(Bloomberg News) Teri Essex retired a year earlier than planned when she was offered $56,000 to leave her elementary-school teaching job in Elk Grove, Calif.

Instead of accepting a salary cut, larger classes and less money for supplies from spending reductions made last year by California lawmakers closing a $19 billion budget deficit, Essex, 60, took the money over nine years to retire in 2010 after 21 years of teaching.

"The financial buyout was a no-brainer," said Essex, whose school was 15 miles (24 kilometers) outside Sacramento. Even though she'll give up about $300 monthly by quitting early, she said, "Once you start thinking about retiring, it was like, 'Oh yeah, I want to do this.'"

California, Florida and Texas are seeing more retirements as rising benefit costs, pay cuts and looming furloughs prompt workers to leave. Inducements to quit early also boosted departures in New York as U.S. states tackled budget gaps totaling more than $540 billion since fiscal 2009, according to the Center on Budget and Policy Priorities. In New Jersey, Wisconsin and Ohio, added motivation came from attacks on unions over costs that strained budgets.
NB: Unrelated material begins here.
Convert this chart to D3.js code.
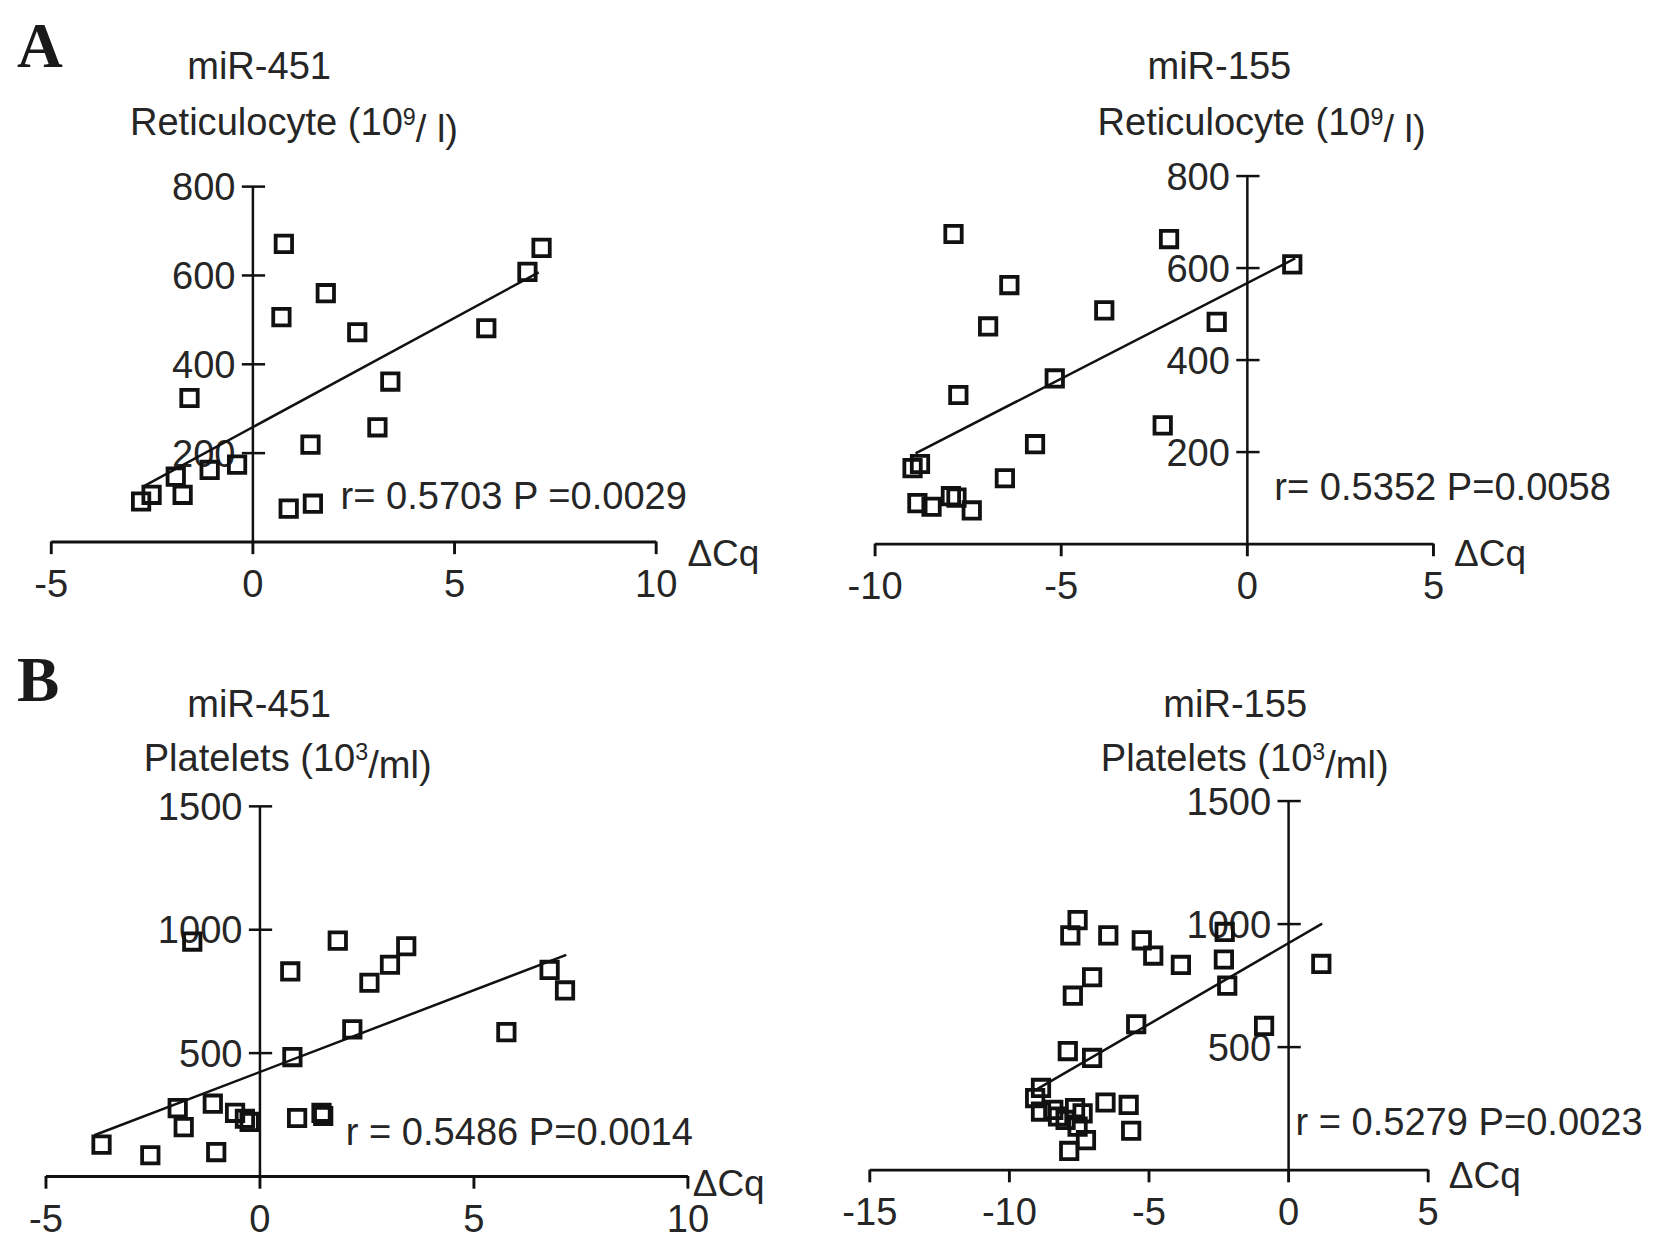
<!DOCTYPE html>
<html>
<head>
<meta charset="utf-8">
<script src="https://cdn.jsdelivr.net/npm/d3@7/dist/d3.min.js"></script>
<style>
  html, body { margin: 0; padding: 0; background: #fff; }
  svg { display: block; }
  text { font-family: "Liberation Sans", Arial, sans-serif; fill: #262626; }
</style>
</head>
<body>
<svg id="chart" width="1654" height="1249"></svg>
<script>
// ---------------- DATA ----------------
// Panel A left: miR-451 vs Reticulocyte
const retic451X = [0.78, 0.72, 1.82, 2.6, 5.8, 6.82, 7.17, 3.42, 3.1, 1.44, -1.56, -0.38, -1.06, -1.9, -1.73, -2.5, -2.76, 0.9, 1.5];
const retic451Y = [670, 505, 559, 471, 480, 607, 661, 360, 257, 218, 323, 173, 161, 146, 105, 105, 90, 74, 85];
const retic451Fit = { x: [-2.7, 7.1], y: [124, 606] };

// Panel A right: miR-155 vs Reticulocyte
const retic155X = [-7.88, -2.09, 1.22, -6.38, -3.83, -0.81, -6.95, -5.16, -7.75, -2.26, -5.69, -8.98, -8.78, -6.5, -7.95, -7.8, -8.85, -8.47, -7.39];
const retic155Y = [673, 662, 607, 562, 507, 482, 472, 359, 323, 257, 216, 164, 173, 142, 103, 100, 88, 80, 72];
const retic155Fit = { x: [-8.9, 1.3], y: [196, 620] };

// Panel B left: miR-451 vs Platelets
const plt451X = [-1.57, 1.83, 3.43, 3.05, 2.57, 0.72, 6.78, 7.14, 2.17, 5.77, 0.77, -1.91, -1.09, -1.77, -0.57, -0.34, -0.23, 0.88, 1.45, 1.49, -3.69, -2.55, -1.01];
const plt451Y = [950, 954, 931, 856, 783, 829, 835, 752, 594, 583, 482, 275, 293, 198, 256, 232, 219, 235, 256, 243, 127, 84, 97];
const plt451Fit = { x: [-3.86, 7.17], y: [165, 896] };

// Panel B right: miR-155 vs Platelets
const plt155X = [-7.54, -7.8, -6.44, -5.24, -4.83, -3.84, -2.27, -2.3, -2.18, 1.19, -7.02, -7.71, -5.44, -0.86, -7.89, -7.02, -8.85, -9.06, -8.85, -8.41, -8.24, -7.63, -7.36, -7.54, -7.24, -7.84, -6.54, -5.71, -5.62, -7.97];
const plt155Y = [1014, 952, 952, 932, 870, 832, 966, 854, 748, 836, 782, 707, 591, 584, 482, 454, 332, 291, 236, 243, 216, 250, 229, 175, 120, 76, 273, 263, 158, 202];
const plt155Fit = { x: [-9.02, 1.22], y: [325, 1000] };

// Tick values
const xTicksA1 = [-5, 0, 5, 10];
const xTicksA2 = [-10, -5, 0, 5];
const xTicksB1 = [-5, 0, 5, 10];
const xTicksB2 = [-15, -10, -5, 0, 5];
const yTicksRetic = [200, 400, 600, 800];
const yTicksPlt = [500, 1000, 1500];

// Texts
const panelLetters = ["A", "B"];
const geneLabels = ["miR-451", "miR-155", "miR-451", "miR-155"];
const statLabels = ["r= 0.5703 P =0.0029", "r= 0.5352 P=0.0058", "r = 0.5486 P=0.0014", "r = 0.5279 P=0.0023"];
const xAxisLabel = "ΔCq";

// ---------------- LAYOUT ----------------
const S = 1654 / 1564;   // layout measured at reduced scale
const svg = d3.select("#chart");
const FS = 36 * S;

const panels = [
  { xs: retic451X, ys: retic451Y, fit: retic451Fit, xDom: [-5, 10], xRange: [48, 620], yDom: [0, 800], yRange: [512, 176],
    xTicks: xTicksA1, yTicks: yTicksRetic, gene: geneLabels[0], geneX: 245, geneY: 75,
    unit: "Reticulocyte", sup: "9", unitTail: "/ l)", unitX: 278, unitY: 128,
    stat: statLabels[0], statX: 322, statY: 481, dcqX: 650, dcqY: 535 },
  { xs: retic155X, ys: retic155Y, fit: retic155Fit, xDom: [-10, 5], xRange: [827, 1355], yDom: [0, 800], yRange: [514, 166],
    xTicks: xTicksA2, yTicks: yTicksRetic, gene: geneLabels[1], geneX: 1153, geneY: 75,
    unit: "Reticulocyte", sup: "9", unitTail: "/ l)", unitX: 1193, unitY: 128,
    stat: statLabels[1], statX: 1205, statY: 473, dcqX: 1375, dcqY: 535 },
  { xs: plt451X, ys: plt451Y, fit: plt451Fit, xDom: [-5, 10], xRange: [43, 650], yDom: [0, 1500], yRange: [1112, 762],
    xTicks: xTicksB1, yTicks: yTicksPlt, gene: geneLabels[2], geneX: 245, geneY: 678,
    unit: "Platelets", sup: "3", unitTail: "/ml)", unitX: 272, unitY: 729,
    stat: statLabels[2], statX: 327, statY: 1083, dcqX: 655, dcqY: 1131 },
  { xs: plt155X, ys: plt155Y, fit: plt155Fit, xDom: [-15, 5], xRange: [822, 1350], yDom: [0, 1500], yRange: [1106, 757],
    xTicks: xTicksB2, yTicks: yTicksPlt, gene: geneLabels[3], geneX: 1168, geneY: 678,
    unit: "Platelets", sup: "3", unitTail: "/ml)", unitX: 1177, unitY: 729,
    stat: statLabels[3], statX: 1225, statY: 1073, dcqX: 1370, dcqY: 1123 }
];

// Panel letters
[[panelLetters[0], 63], [panelLetters[1], 663]].forEach(([L, yy]) => {
  svg.append("text").attr("x", 16 * S).attr("y", yy * S).text(L)
    .style("font-family", "'Liberation Serif', 'Times New Roman', serif").style("font-weight", "bold")
    .style("font-size", (60 * S) + "px").style("fill", "#1a1a1a");
});

panels.forEach(p => {
  const x = d3.scaleLinear().domain(p.xDom).range(p.xRange.map(v => v * S));
  const y = d3.scaleLinear().domain(p.yDom).range(p.yRange.map(v => v * S));
  const g = svg.append("g");

  // X axis
  const xAxis = d3.axisBottom(x).tickValues(p.xTicks).tickSize(12 * S).tickSizeOuter(0).tickPadding(15 * S)
    .tickFormat(d3.format("d"));
  const gx = g.append("g").attr("transform", `translate(0,${y(0)})`).call(xAxis);
  gx.selectAll("path.domain").attr("stroke", "#111").attr("stroke-width", 2.9);
  gx.selectAll(".tick line").attr("stroke", "#111").attr("stroke-width", 2.9);
  gx.selectAll(".tick text").style("font-size", FS + "px").style("font-family", "'Liberation Sans', Arial, sans-serif").attr("fill", "#262626")
    .text(d => d < 0 ? "-" + Math.abs(d) : d);

  // Y axis
  const yAxis = d3.axisLeft(y).tickValues(p.yTicks).tickSize(10 * S).tickSizeOuter(0).tickPadding(6 * S)
    .tickFormat(d3.format("d"));
  const gy = g.append("g").attr("transform", `translate(${x(0)},0)`).call(yAxis);
  gy.selectAll("path.domain").attr("stroke", "#111").attr("stroke-width", 2.5);
  gy.selectAll(".tick line").attr("stroke", "#111").attr("stroke-width", 2.5).attr("x1", -10 * S).attr("x2", 12 * S);
  gy.selectAll(".tick text").style("font-size", FS + "px").style("font-family", "'Liberation Sans', Arial, sans-serif").attr("fill", "#262626")
    .attr("dy", "0.36em");

  // Fit line
  g.append("line")
    .attr("x1", x(p.fit.x[0])).attr("y1", y(p.fit.y[0]))
    .attr("x2", x(p.fit.x[1])).attr("y2", y(p.fit.y[1]))
    .attr("stroke", "#111").attr("stroke-width", 2.5);

  // Points: open squares
  const pts = p.xs.map((v, i) => [v, p.ys[i]]);
  const side = 15.5 * S;
  const sq = d3.symbol().type(d3.symbolSquare).size(side * side);
  g.selectAll("path.pt").data(pts).join("path")
    .attr("class", "pt")
    .attr("d", sq)
    .attr("transform", d => `translate(${x(d[0])},${y(d[1])})`)
    .attr("fill", "none").attr("stroke", "#111").attr("stroke-width", 3.8);

  // Titles
  g.append("text").attr("x", p.geneX * S).attr("y", p.geneY * S).attr("text-anchor", "middle")
    .style("font-size", FS + "px").text(p.gene);
  const t = g.append("text").attr("x", p.unitX * S).attr("y", p.unitY * S).attr("text-anchor", "middle")
    .style("font-size", FS + "px");
  t.append("tspan").text(p.unit + " (10");
  t.append("tspan").text(p.sup).attr("dy", "-0.45em").style("font-size", (22 * S) + "px");
  t.append("tspan").text(p.unitTail).attr("dy", "0.45em");

  // Stats
  g.append("text").attr("x", p.statX * S).attr("y", p.statY * S).style("font-size", FS + "px").text(p.stat);
  // Axis label
  g.append("text").attr("x", p.dcqX * S).attr("y", p.dcqY * S).style("font-size", (35 * S) + "px").text(xAxisLabel);
});
</script>
</body>
</html>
"These are people electing to retire because they're worried," Jeffrey Keefe, who teaches labor and employment relations at Rutgers University in New Brunswick, N.J., said in a telephone interview. "They are demoralized by the current public-employee condemnations."

Potential Brain Drain

One-third of state and local workers with special skills, such as teachers, nurses, legal staff, engineers and managers, will be eligible to retire within five years, said Elizabeth Kellar, president of the Washington-based Center for State and Local Government Excellence, a nonprofit research organization. Retirements delayed by the recession and an increase in eligible workers contributed to the recent increases.

That may exacerbate a brain drain at states and municipalities, where employment has fallen by 2.5% since its peak in August 2008, according to U.S. Bureau of Labor Statistics data. Since 1995, the number of state employees outside education is little changed.

New Jersey Governor Chris Christie likened the teacher's union in his state to "political thugs" in an April ABC interview with Diane Sawyer. He said on NBC's Today Show in February that benefits were "out of control." When a teacher at a public event last May complained about the salary at her job, Christie told her, "You don't have to do it."